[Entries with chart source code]
— start —

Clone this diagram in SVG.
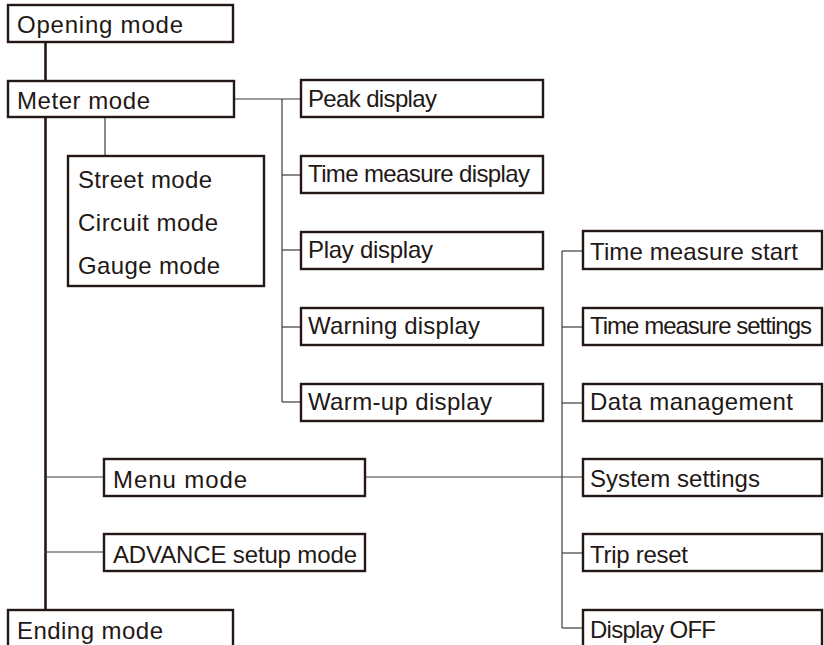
<svg xmlns="http://www.w3.org/2000/svg" width="824" height="645" viewBox="0 0 824 645">
<style>
.box{fill:#fff;stroke:#231815;stroke-width:2.4}
.t{font-family:"Liberation Sans",Arial,sans-serif;font-size:24px;fill:#231815}
.thin{stroke:#3e3a39;stroke-width:1.2;fill:none}
.thick{stroke:#231815;stroke-width:2.6;fill:none}
</style>
<rect width="824" height="645" fill="#fff"/>
<g id="connectors">
<line class="thick" x1="45.5" y1="42" x2="45.5" y2="610"/>
<polyline class="thin" points="234,99 301,99"/>
<line class="thin" x1="282" y1="99" x2="282" y2="402"/>
<line class="thin" x1="282" y1="175" x2="301" y2="175"/>
<line class="thin" x1="282" y1="250" x2="301" y2="250"/>
<line class="thin" x1="282" y1="327" x2="301" y2="327"/>
<line class="thin" x1="282" y1="402" x2="301" y2="402"/>
<line class="thin" x1="105" y1="118" x2="105" y2="156"/>
<line class="thin" x1="45" y1="477" x2="104" y2="477"/>
<line class="thin" x1="365" y1="477" x2="583" y2="477"/>
<line class="thin" x1="45" y1="552" x2="104" y2="552"/>
<line class="thin" x1="562" y1="251" x2="562" y2="628"/>
<line class="thin" x1="562" y1="251" x2="583" y2="251"/>
<line class="thin" x1="562" y1="327" x2="583" y2="327"/>
<line class="thin" x1="562" y1="403" x2="583" y2="403"/>
<line class="thin" x1="562" y1="553" x2="583" y2="553"/>
<line class="thin" x1="562" y1="628" x2="583" y2="628"/>
</g>
<g id="opening"><rect class="box" x="8" y="5" width="225" height="37"/><text class="t" x="17" y="33" textLength="166" lengthAdjust="spacing">Opening mode</text></g>
<g id="meter"><rect class="box" x="8" y="81" width="226" height="36"/><text class="t" x="17" y="109" textLength="133" lengthAdjust="spacing">Meter mode</text></g>
<g id="submodes"><rect class="box" x="68" y="156" width="196" height="130"/>
<text class="t" x="78" y="188" textLength="134" lengthAdjust="spacing">Street mode</text>
<text class="t" x="78" y="231" textLength="140" lengthAdjust="spacing">Circuit mode</text>
<text class="t" x="78" y="274" textLength="142" lengthAdjust="spacing">Gauge mode</text></g>
<g id="peak"><rect class="box" x="301" y="80" width="242" height="37"/><text class="t" x="308" y="107" textLength="129" lengthAdjust="spacing">Peak display</text></g>
<g id="timedisp"><rect class="box" x="301" y="156" width="242" height="37"/><text class="t" x="308" y="182" textLength="222" lengthAdjust="spacing">Time measure display</text></g>
<g id="play"><rect class="box" x="301" y="232" width="242" height="37"/><text class="t" x="308" y="258" textLength="125" lengthAdjust="spacing">Play display</text></g>
<g id="warning"><rect class="box" x="301" y="308" width="242" height="37"/><text class="t" x="308" y="334" textLength="172" lengthAdjust="spacing">Warning display</text></g>
<g id="warmup"><rect class="box" x="301" y="384" width="242" height="37"/><text class="t" x="308" y="410" textLength="184" lengthAdjust="spacing">Warm-up display</text></g>
<g id="tmstart"><rect class="box" x="583" y="231" width="239" height="38"/><text class="t" x="590" y="260" textLength="208" lengthAdjust="spacing">Time measure start</text></g>
<g id="tmsettings"><rect class="box" x="583" y="308" width="239" height="37"/><text class="t" x="590" y="334" textLength="222" lengthAdjust="spacing">Time measure settings</text></g>
<g id="datamgmt"><rect class="box" x="583" y="384" width="239" height="37"/><text class="t" x="590" y="410" textLength="203" lengthAdjust="spacing">Data management</text></g>
<g id="system"><rect class="box" x="583" y="459" width="239" height="37"/><text class="t" x="590" y="487" textLength="170" lengthAdjust="spacing">System settings</text></g>
<g id="trip"><rect class="box" x="583" y="534" width="239" height="37"/><text class="t" x="590" y="563" textLength="98" lengthAdjust="spacing">Trip reset</text></g>
<g id="displayoff"><rect class="box" x="583" y="610" width="239" height="37"/><text class="t" x="590" y="638" textLength="126" lengthAdjust="spacing">Display OFF</text></g>
<g id="menu"><rect class="box" x="104" y="459" width="261" height="37"/><text class="t" x="113" y="488" textLength="134" lengthAdjust="spacing">Menu mode</text></g>
<g id="advance"><rect class="box" x="104" y="534" width="261" height="37"/><text class="t" x="113" y="563" textLength="244" lengthAdjust="spacing">ADVANCE setup mode</text></g>
<g id="ending"><rect class="box" x="8" y="610" width="225" height="37"/><text class="t" x="17" y="639" textLength="146" lengthAdjust="spacing">Ending mode</text></g>
</svg>
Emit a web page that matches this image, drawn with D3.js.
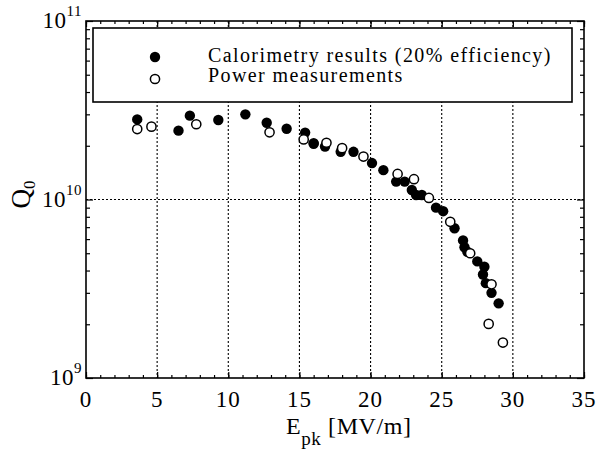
<!DOCTYPE html>
<html>
<head>
<meta charset="utf-8">
<script src="https://cdn.jsdelivr.net/npm/d3@7"></script>
<style>
  body { margin: 0; background: #fff; }
  svg { font-family: "Liberation Serif", "Times New Roman", serif; }
</style>
</head>
<body>
<div id="chart"></div>
<script>
// Data
var calEpk = [3.6, 6.5, 7.3, 9.3, 11.2, 12.7, 14.1, 15.4, 16.0, 16.0, 16.8, 17.9, 18.8, 20.1,
              20.9, 21.8, 22.4, 22.9, 23.2, 23.6, 24.6, 25.1, 25.9, 26.5, 26.6, 26.8, 27.5,
              28.0, 27.9, 28.1, 28.5, 29.0];
var calQ0  = [2.81e10, 2.43e10, 2.95e10, 2.79e10, 3.0e10, 2.69e10, 2.49e10, 2.37e10, 2.07e10, 2.05e10,
              1.98e10, 1.85e10, 1.85e10, 1.60e10, 1.46e10, 1.26e10, 1.26e10, 1.13e10, 1.06e10, 1.06e10,
              9.0e9, 8.6e9, 6.9e9, 5.9e9, 5.4e9, 5.1e9, 4.5e9, 4.2e9, 3.8e9, 3.4e9, 3.0e9, 2.62e9];
var powEpk = [3.6, 4.6, 7.75, 12.9, 15.3, 16.9, 18.0, 19.5, 21.9, 23.05, 24.1, 25.6, 27.0, 28.5, 28.3, 29.3];
var powQ0  = [2.48e10, 2.56e10, 2.64e10, 2.38e10, 2.17e10, 2.08e10, 1.94e10, 1.74e10, 1.39e10, 1.30e10,
              1.02e10, 7.5e9, 5.0e9, 3.35e9, 2.01e9, 1.58e9];
var xTicks = [0, 5, 10, 15, 20, 25, 30, 35];
var yDecades = [9, 10, 11];
var legendLabels = ['Calorimetry results (20% efficiency)', 'Power measurements'];

//   Base chart space
var margin = {top: 21, right: 24, bottom: 71, left: 86},
    width = 608 - margin.left - margin.right,
    height = 449 - margin.top - margin.bottom;

var svg = d3.select('#chart').append('svg')
    .attr('width', 608)
    .attr('height', 449)
    .append('g')
    .attr('transform', 'translate(' + margin.left + ',' + margin.top + ')');

var x = d3.scaleLinear().domain([0, 35]).range([0, width]);
var y = d3.scaleLog().domain([1e9, 1e11]).range([height, 0]);

// dotted grid
svg.selectAll('.vgrid')
    .data(xTicks.slice(1, -1))
    .enter().append('line')
    .attr('x1', function(d) { return x(d); })
    .attr('x2', function(d) { return x(d); })
    .attr('y1', 0).attr('y2', height)
    .attr('stroke', '#000').attr('stroke-width', 1.1)
    .attr('stroke-dasharray', '2,2');
svg.append('line')
    .attr('x1', 0).attr('x2', width)
    .attr('y1', y(1e10)).attr('y2', y(1e10))
    .attr('stroke', '#000').attr('stroke-width', 1.1)
    .attr('stroke-dasharray', '2,2');

// inward ticks, all four sides
var xMinor = d3.range(0, 36, 1);
var yMinor = [];
[1e9, 1e10].forEach(function(b) { for (var k = 2; k <= 9; k++) yMinor.push(b * k); });

function noLabels(a) { return a.tickFormat(''); }
svg.append('g').attr('transform', 'translate(0,' + height + ')')
    .call(noLabels(d3.axisBottom(x).tickValues(xMinor).tickSizeInner(-3).tickSizeOuter(0)));
svg.append('g').attr('transform', 'translate(0,' + height + ')')
    .call(noLabels(d3.axisBottom(x).tickValues(xTicks).tickSizeInner(-6).tickSizeOuter(0)));
svg.append('g')
    .call(noLabels(d3.axisTop(x).tickValues(xMinor).tickSizeInner(-3).tickSizeOuter(0)));
svg.append('g')
    .call(noLabels(d3.axisTop(x).tickValues(xTicks).tickSizeInner(-6).tickSizeOuter(0)));
svg.append('g')
    .call(noLabels(d3.axisLeft(y).tickValues(yMinor).tickSizeInner(-4).tickSizeOuter(0)));
svg.append('g')
    .call(noLabels(d3.axisLeft(y).tickValues([1e9, 1e10, 1e11]).tickSizeInner(-7).tickSizeOuter(0)));
svg.append('g').attr('transform', 'translate(' + width + ',0)')
    .call(noLabels(d3.axisRight(y).tickValues(yMinor).tickSizeInner(-4).tickSizeOuter(0)));
svg.append('g').attr('transform', 'translate(' + width + ',0)')
    .call(noLabels(d3.axisRight(y).tickValues([1e9, 1e10, 1e11]).tickSizeInner(-7).tickSizeOuter(0)));
svg.selectAll('.domain').remove();
svg.selectAll('.tick line').attr('stroke', '#000').attr('stroke-width', 1.2);

// frame
svg.append('rect')
    .attr('width', width).attr('height', height)
    .attr('fill', 'none').attr('stroke', '#000').attr('stroke-width', 1.6);

// tick labels
svg.selectAll('.xlab')
    .data(xTicks)
    .enter().append('text')
    .attr('x', function(d) { return x(d); })
    .attr('y', height + 29)
    .attr('text-anchor', 'middle')
    .attr('font-size', 23)
    .attr('letter-spacing', 1)
    .text(function(d) { return d; });

var ylab = svg.selectAll('.ylab')
    .data(yDecades)
    .enter().append('text')
    .attr('x', -4)
    .attr('y', function(d) { return y(Math.pow(10, d)) + 7; })
    .attr('text-anchor', 'end')
    .attr('font-size', 23)
    .attr('letter-spacing', 0.5);
ylab.append('tspan').text('10');
ylab.append('tspan').attr('dy', -12).attr('font-size', 15).text(function(d) { return d; });

// axis titles
var xt = svg.append('text')
    .attr('x', 200).attr('y', height + 56)
    .attr('font-size', 24)
    .attr('letter-spacing', 0.6);
xt.append('tspan').text('E');
xt.append('tspan').attr('dy', 11).attr('font-size', 19).text('pk');
xt.append('tspan').attr('dy', -11).text(' [MV/m]');

var yt = svg.append('text')
    .attr('transform', 'translate(-56,' + (y(1e10) + 9) + ') rotate(-90)')
    .attr('font-size', 27);
yt.append('tspan').text('Q');
yt.append('tspan').attr('dy', 5).attr('font-size', 17).text('0');

// Plot
var cal = calEpk.map(function(d, i) { return {e: d, q: calQ0[i]}; });
var pow = powEpk.map(function(d, i) { return {e: d, q: powQ0[i]}; });

svg.selectAll('.cal')
    .data(cal)
    .enter().append('circle')
    .attr('cx', function(d) { return x(d.e); })
    .attr('cy', function(d) { return y(d.q); })
    .attr('r', 5.2)
    .attr('fill', '#000');

svg.selectAll('.pow')
    .data(pow)
    .enter().append('circle')
    .attr('cx', function(d) { return x(d.e); })
    .attr('cy', function(d) { return y(d.q); })
    .attr('r', 4.6)
    .attr('fill', '#fff')
    .attr('stroke', '#000')
    .attr('stroke-width', 1.5);

// legend
var lg = svg.append('g').attr('transform', 'translate(7,7)');
lg.append('rect')
    .attr('width', 479).attr('height', 74)
    .attr('fill', '#fff').attr('stroke', '#000').attr('stroke-width', 1.6);
lg.append('circle').attr('cx', 62).attr('cy', 29).attr('r', 5.2).attr('fill', '#000');
lg.append('circle').attr('cx', 62).attr('cy', 51).attr('r', 4.6)
    .attr('fill', '#fff').attr('stroke', '#000').attr('stroke-width', 1.5);
lg.selectAll('.ltext')
    .data(legendLabels)
    .enter().append('text')
    .attr('x', 115)
    .attr('y', function(d, i) { return 34 + i * 20; })
    .attr('font-size', 20)
    .attr('letter-spacing', 1.4)
    .text(function(d) { return d; });
</script>
</body>
</html>
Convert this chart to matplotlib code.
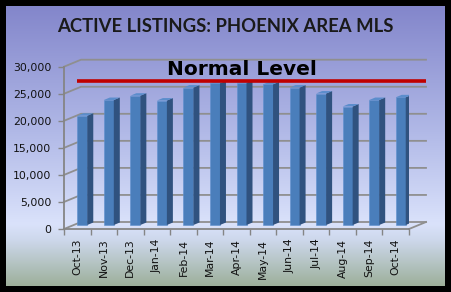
import numpy as np
import matplotlib
matplotlib.use("Agg")
import matplotlib.pyplot as plt
from matplotlib.patches import Polygon
from matplotlib.colors import LinearSegmentedColormap
from matplotlib.ticker import FuncFormatter, FixedLocator

# --- DATA ---
months = ["Oct-13", "Nov-13", "Dec-13", "Jan-14", "Feb-14", "Mar-14", "Apr-14",
          "May-14", "Jun-14", "Jul-14", "Aug-14", "Sep-14", "Oct-14"]
listings = [20200, 23100, 23900, 23000, 25400, 26200, 26300,
            26000, 25400, 24300, 21900, 23100, 23600]
normal_level = 27300
y_ticks = [0, 5000, 10000, 15000, 20000, 25000, 30000]

W, H = 451, 292
fig = plt.figure(figsize=(W / 100, H / 100), dpi=100)
fig.patch.set_facecolor("black")

# gradient background inside the black frame
bg = fig.add_axes([6 / W, 6 / H, 439 / W, 280 / H])
cmap = LinearSegmentedColormap.from_list(
    "bg", [(0.0, "#8386cb"), (0.45, "#b1b9e7"), (0.78, "#dae2fb"),
           (0.84, "#ccd7ea"), (1.0, "#9db09b")])
bg.imshow(np.linspace(0, 1, 256).reshape(-1, 1), cmap=cmap, aspect="auto",
          extent=[0, 1, 1, 0])
bg.set_axis_off()

# main axes = front plane of the 3d box
ax_l, ax_r, ax_b, ax_t = 64, 409, 229, 66.7
ax = fig.add_axes([ax_l / W, (H - ax_b) / H, (ax_r - ax_l) / W, (ax_b - ax_t) / H])
ax.patch.set_visible(False)
n = len(months)
ax.set_xlim(-0.5, n - 0.5)
ax.set_ylim(0, 30000)

# pixel -> data unit helpers
ux = n / (ax_r - ax_l)
uy = 30000 / (ax_b - ax_t)
ddx, ddy = 17 * ux, 7 * uy          # depth of the box
grid_c = "#8f8f8f"

# back wall gridlines + left wall diagonals
for y in y_ticks:
    ax.plot([-0.5, -0.5 + ddx, n - 0.5 + ddx], [y, y + ddy, y + ddy],
            color=grid_c, lw=1.3, clip_on=False, zorder=1)
ax.plot([n - 0.5, n - 0.5 + ddx], [0, ddy], color=grid_c, lw=1.3,
        clip_on=False, zorder=1)

# bars with fake 3d sides
fw = 10 * ux
sdx, sdy = 6 * ux, 2.5 * uy
base = 4 * uy
x = np.arange(n)
ax.bar(x, listings, width=fw, bottom=base, align="edge", color="#4a7ebb",
       edgecolor="#5d8fcf", linewidth=0.4, zorder=3)
for xi, v in zip(x, listings):
    side = [(xi + fw, base), (xi + fw + sdx, base + sdy),
            (xi + fw + sdx, base + v + sdy), (xi + fw, base + v)]
    top = [(xi, base + v), (xi + fw, base + v),
           (xi + fw + sdx, base + v + sdy), (xi + sdx, base + v + sdy)]
    ax.add_patch(Polygon(side, closed=True, facecolor="#30527f",
                         edgecolor="none", zorder=3))
    ax.add_patch(Polygon(top, closed=True, facecolor="#5b8dcc",
                         edgecolor="none", zorder=3))

# normal level line + label
ax.plot([-0.02, n - 0.5 + ddx], [normal_level, normal_level], color="#c00000",
        lw=2.6, clip_on=False, zorder=5, solid_capstyle="butt")
ax.annotate("Normal Level", xy=((242 - ax_l) * ux - 0.5, normal_level),
            xytext=(0, 1.5), textcoords="offset points", ha="center",
            va="bottom", fontsize=14.5, fontweight="bold",
            family="DejaVu Sans", color="black", zorder=6,
            annotation_clip=False)

# axes styling
for s in ["top", "right"]:
    ax.spines[s].set_visible(False)
for s in ["left", "bottom"]:
    ax.spines[s].set_color("#858585")
    ax.spines[s].set_linewidth(1.3)
ax.set_yticks(y_ticks)
ax.yaxis.set_major_formatter(FuncFormatter(lambda v, p: f"{int(v):,}"))
ax.tick_params(axis="y", length=4, width=1, color="#858585", pad=5,
               labelsize=7.8, labelcolor="#111111")
ax.set_xticks(x)
ax.set_xticklabels(months, rotation=90)
ax.xaxis.set_minor_locator(FixedLocator(np.arange(-0.5, n, 1.0)))
ax.tick_params(axis="x", which="major", length=0, pad=7, labelsize=7.8,
               labelcolor="#111111")
ax.tick_params(axis="x", which="minor", length=4, width=1, color="#858585")
for lab in ax.get_yticklabels() + ax.get_xticklabels():
    lab.set_family("DejaVu Sans")

fig.text(225 / W, 1 - 26 / H, "ACTIVE LISTINGS: PHOENIX AREA MLS",
         ha="center", va="center", fontsize=13.3, fontweight="bold",
         family="Lato", color="#1a1a1a")

fig.savefig("out.png", dpi=100, facecolor=fig.get_facecolor())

— end —

Nothing but the lines from the one containing "Emit a web page" through the one containing "margin.top + ')');" should appear in your copy, exactly as written and without pictures.

■ Solution below ■
Emit a web page that matches this image, drawn with D3.js.
<!DOCTYPE html>
<html>
<head>
<meta charset="utf-8">
<script src="https://cdn.jsdelivr.net/npm/d3@7"></script>
<style>
  body { margin: 0; background: #fff; }
  svg { font-family: "Liberation Serif", "Times New Roman", serif; }
</style>
</head>
<body>
<div id="chart"></div>
<script>
// Data
var calEpk = [3.6, 6.5, 7.3, 9.3, 11.2, 12.7, 14.1, 15.4, 16.0, 16.0, 16.8, 17.9, 18.8, 20.1,
              20.9, 21.8, 22.4, 22.9, 23.2, 23.6, 24.6, 25.1, 25.9, 26.5, 26.6, 26.8, 27.5,
              28.0, 27.9, 28.1, 28.5, 29.0];
var calQ0  = [2.81e10, 2.43e10, 2.95e10, 2.79e10, 3.0e10, 2.69e10, 2.49e10, 2.37e10, 2.07e10, 2.05e10,
              1.98e10, 1.85e10, 1.85e10, 1.60e10, 1.46e10, 1.26e10, 1.26e10, 1.13e10, 1.06e10, 1.06e10,
              9.0e9, 8.6e9, 6.9e9, 5.9e9, 5.4e9, 5.1e9, 4.5e9, 4.2e9, 3.8e9, 3.4e9, 3.0e9, 2.62e9];
var powEpk = [3.6, 4.6, 7.75, 12.9, 15.3, 16.9, 18.0, 19.5, 21.9, 23.05, 24.1, 25.6, 27.0, 28.5, 28.3, 29.3];
var powQ0  = [2.48e10, 2.56e10, 2.64e10, 2.38e10, 2.17e10, 2.08e10, 1.94e10, 1.74e10, 1.39e10, 1.30e10,
              1.02e10, 7.5e9, 5.0e9, 3.35e9, 2.01e9, 1.58e9];
var xTicks = [0, 5, 10, 15, 20, 25, 30, 35];
var yDecades = [9, 10, 11];
var legendLabels = ['Calorimetry results (20% efficiency)', 'Power measurements'];

//   Base chart space
var margin = {top: 21, right: 24, bottom: 71, left: 86},
    width = 608 - margin.left - margin.right,
    height = 449 - margin.top - margin.bottom;

var svg = d3.select('#chart').append('svg')
    .attr('width', 608)
    .attr('height', 449)
    .append('g')
    .attr('transform', 'translate(' + margin.left + ',' + margin.top + ')');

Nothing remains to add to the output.